** Supplied data **
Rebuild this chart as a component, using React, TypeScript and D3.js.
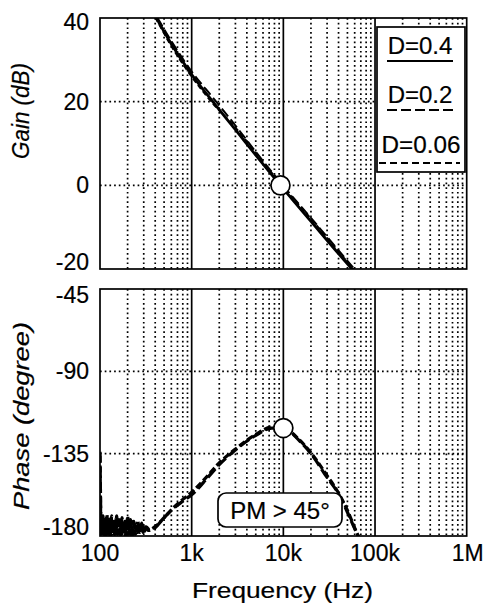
import React from "react";
import * as d3 from "d3";

const freqTicks = [100, 1e3, 1e4, 1e5, 1e6];
const freqTickLabels = ["100", "1k", "10k", "100k", "1M"];
const gainTicks = [40, 20, 0, -20];
const phaseTicks = [-45, -90, -135, -180];

const seriesNames = ["D=0.4", "D=0.2", "D=0.06"];

const gainD04: [number, number][] = [
  [300, 45.5], [400, 40.5], [600, 33.8], [1000, 26.5], [1700, 20], [3000, 13.3],
  [5000, 7.2], [9300, 0], [20000, -8.6], [56000, -20], [90000, -25],
];
const gainD02: [number, number][] = [
  [300, 46], [400, 41], [600, 34.5], [1000, 27.2], [1700, 21], [3000, 14.3],
  [5000, 8], [9300, 0.7], [20000, -7.8], [56000, -19.3], [90000, -24.5],
];
const gainD006: [number, number][] = [
  [300, 45.2], [400, 40.2], [600, 33.3], [1000, 26], [1700, 19.6], [3000, 13.8],
  [5000, 7.8], [9300, 0.4], [20000, -8], [56000, -19.6], [90000, -24.8],
];

const phaseD02: [number, number][] = [
  [100, -134], [101, -152], [102, -168], [103, -179], [104, -170], [106, -180], [108, -169],
  [110, -179], [113, -171], [116, -180], [119, -168], [122, -179], [126, -171], [130, -180],
  [134, -169], [138, -179], [142, -172], [147, -180], [152, -169], [157, -179], [162, -171],
  [168, -180], [174, -170], [180, -179], [186, -172], [193, -180], [200, -169], [207, -179],
  [215, -171], [225, -180], [235, -172], [245, -179], [258, -172], [270, -178], [285, -173],
  [300, -178], [320, -175], [350, -177], [400, -175.5], [480, -171], [600, -166], [800, -161],
  [1000, -157.5], [1500, -148], [2000, -141], [3000, -133], [5000, -125], [7500, -121],
  [10000, -121], [15000, -128], [20000, -135], [30000, -148], [40000, -157], [50000, -167],
  [60000, -176], [70000, -183],
];
const phaseD006: [number, number][] = [
  [100, -136], [101, -156], [102, -172], [103, -176], [105, -180], [107, -170], [109, -179],
  [112, -172], [115, -180], [118, -170], [121, -179], [124, -172], [128, -180], [132, -170],
  [136, -179], [140, -172], [145, -180], [150, -170], [155, -179], [160, -173], [165, -180],
  [171, -171], [177, -179], [183, -173], [190, -180], [197, -171], [204, -179], [211, -173],
  [220, -180], [230, -172], [240, -179], [252, -173], [265, -179], [280, -174], [295, -178],
  [310, -175], [335, -177], [370, -176], [420, -174], [500, -170], [620, -165], [800, -160],
  [1000, -156], [1500, -147], [2000, -140], [3000, -132.5], [5000, -124.5], [7500, -120.5],
  [10000, -121], [15000, -127.5], [20000, -134.5], [30000, -147], [40000, -156.5],
  [50000, -166], [60000, -175.5], [70000, -183],
];

const crossFreq = 9300;
const crossGain = 0;
const pmFreq = 10000;
const pmPhase = -121;

const FONT = "'Liberation Sans', Arial, Helvetica, sans-serif";

export default function App() {
  const W = 484, H = 606;
  const left = 100, right = 466.7;
  const gTop = 18, gBot = 269;
  const pTop = 289, pBot = 536;

  const x = d3.scaleLog().domain([100, 1e6]).range([left, right]);
  const yG = d3.scaleLinear().domain([-20, 40]).range([gBot, gTop]);
  const yP = d3.scaleLinear().domain([-180, -45]).range([pBot, pTop]);

  const minor: number[] = [];
  for (let dec = 100; dec < 1e6; dec *= 10) {
    for (let k = 2; k <= 9; k++) minor.push(dec * k);
  }
  const majorInner = freqTicks.slice(1, -1);

  const lineG = d3.line<[number, number]>().x(d => x(d[0])).y(d => yG(d[1])).curve(d3.curveMonotoneX);
  const lineP = d3.line<[number, number]>().x(d => x(d[0])).y(d => yP(d[1])).curve(d3.curveMonotoneX);

  const dot = { stroke: "#000", strokeWidth: 1.7, strokeDasharray: "1.7,3", fill: "none" } as const;

  const grid = (top: number, bot: number, hTicks: number[], y: (v: number) => number) => (
    <g>
      {minor.map(f => (
        <line key={"m" + f} x1={x(f)} x2={x(f)} y1={top} y2={bot} style={dot} />
      ))}
      {hTicks.map(t => (
        <line key={"h" + t} x1={left} x2={right} y1={y(t)} y2={y(t)} style={dot} />
      ))}
      {majorInner.map(f => (
        <line key={"M" + f} x1={x(f)} x2={x(f)} y1={top} y2={bot} stroke="#000" strokeWidth={1.7} />
      ))}
    </g>
  );

  const txt = { stroke: "#000", strokeWidth: 0.2 } as const;

  return (
    <div style={{ position: "absolute", left: 0, top: 0 }}>
      <svg width={W} height={H} style={{ display: "block", background: "#fff" }} fontFamily={FONT}>
        <defs>
          <clipPath id="clipG"><rect x={left} y={gTop} width={right - left} height={gBot - gTop} /></clipPath>
          <clipPath id="clipP"><rect x={left} y={pTop} width={right - left} height={pBot - pTop} /></clipPath>
        </defs>
        <rect x={0} y={0} width={W} height={H} fill="#fff" />

        {/* Gain panel */}
        {grid(gTop, gBot, [20, 0], yG)}
        <g clipPath="url(#clipG)">
          <path d={lineG(gainD006) || ""} fill="none" stroke="#000" strokeWidth={2} strokeDasharray="5,3" />
          <path d={lineG(gainD02) || ""} fill="none" stroke="#000" strokeWidth={2} strokeDasharray="10,4" />
          <path d={lineG(gainD04) || ""} fill="none" stroke="#000" strokeWidth={2.8} />
        </g>
        <circle cx={x(crossFreq)} cy={yG(crossGain)} r={9.5} fill="#fff" stroke="#000" strokeWidth={1.7} />
        <rect x={left} y={gTop} width={right - left} height={gBot - gTop} fill="none" stroke="#000" strokeWidth={1.7} />

        {/* Legend */}
        <rect x={377} y={27} width={88} height={145} fill="#fff" stroke="#000" strokeWidth={1.7} />
        <text x={420} y={54} fontSize={24} textAnchor="middle" style={txt}>{seriesNames[0]}</text>
        <line x1={387} x2={453} y1={61} y2={61} stroke="#000" strokeWidth={2.2} />
        <text x={420} y={103} fontSize={24} textAnchor="middle" style={txt}>{seriesNames[1]}</text>
        <line x1={387} x2={453} y1={110} y2={110} stroke="#000" strokeWidth={2.2} strokeDasharray="10,4" />
        <text x={421} y={153} fontSize={24} textAnchor="middle" textLength={79} lengthAdjust="spacingAndGlyphs" style={txt}>{seriesNames[2]}</text>
        <line x1={379} x2={460} y1={163} y2={163} stroke="#000" strokeWidth={2.2} strokeDasharray="7,4" />

        {/* Phase panel */}
        {grid(pTop, pBot, [-90, -135], yP)}
        <g clipPath="url(#clipP)">
          <path d={lineP(phaseD006) || ""} fill="none" stroke="#000" strokeWidth={3.2} strokeDasharray="7,3" />
          <path d={lineP(phaseD02) || ""} fill="none" stroke="#000" strokeWidth={3.2} strokeDasharray="11,4" />
        </g>
        <circle cx={x(pmFreq)} cy={yP(pmPhase)} r={9.5} fill="#fff" stroke="#000" strokeWidth={1.7} />
        <rect x={left} y={pTop} width={right - left} height={pBot - pTop} fill="none" stroke="#000" strokeWidth={1.7} />

        <rect x={218} y={493} width={124} height={34} rx={8} fill="#fff" stroke="#000" strokeWidth={1.7} />
        <text x={280} y={519} fontSize={24} textAnchor="middle" style={txt}>PM &gt; 45°</text>

        {/* Y tick labels */}
        {gainTicks.map((t, i) => (
          <text key={"gt" + t} x={89} y={yG(t) + 8 + (i === 0 ? 4 : i === gainTicks.length - 1 ? -7 : 0)}
            fontSize={23} textAnchor="end" style={txt}>{t}</text>
        ))}
        {phaseTicks.map((t, i) => (
          <text key={"pt" + t} x={89} y={yP(t) + 8 + (i === 0 ? 6 : i === phaseTicks.length - 1 ? -9 : 0)}
            fontSize={23} textAnchor="end" style={txt}>{t}</text>
        ))}

        {/* X tick labels */}
        {freqTicks.map((f, i) => (
          <text key={"xt" + f} x={x(f) + (i === freqTicks.length - 1 ? 1 : 0)} y={561} fontSize={23} textAnchor="middle" style={txt}>
            {freqTickLabels[i]}
          </text>
        ))}

        {/* Axis titles */}
        <text x={282.5} y={598} fontSize={22} textAnchor="middle" textLength={181} lengthAdjust="spacingAndGlyphs" style={txt}>
          Frequency (Hz)
        </text>
        <text transform="translate(29,111) rotate(-90)" fontSize={24} fontStyle="italic" textAnchor="middle"
          textLength={96} lengthAdjust="spacingAndGlyphs" style={txt}>Gain (dB)</text>
        <text transform="translate(29,416) rotate(-90)" fontSize={22} fontStyle="italic" textAnchor="middle"
          textLength={188} lengthAdjust="spacingAndGlyphs" style={txt}>Phase (degree)</text>
      </svg>
    </div>
  );
}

** To be done **
Identify every line above that includes the word "React", and show those lines.

** The output **
Rebuild this chart as a component, using React, TypeScript and D3.js.
import React from "react";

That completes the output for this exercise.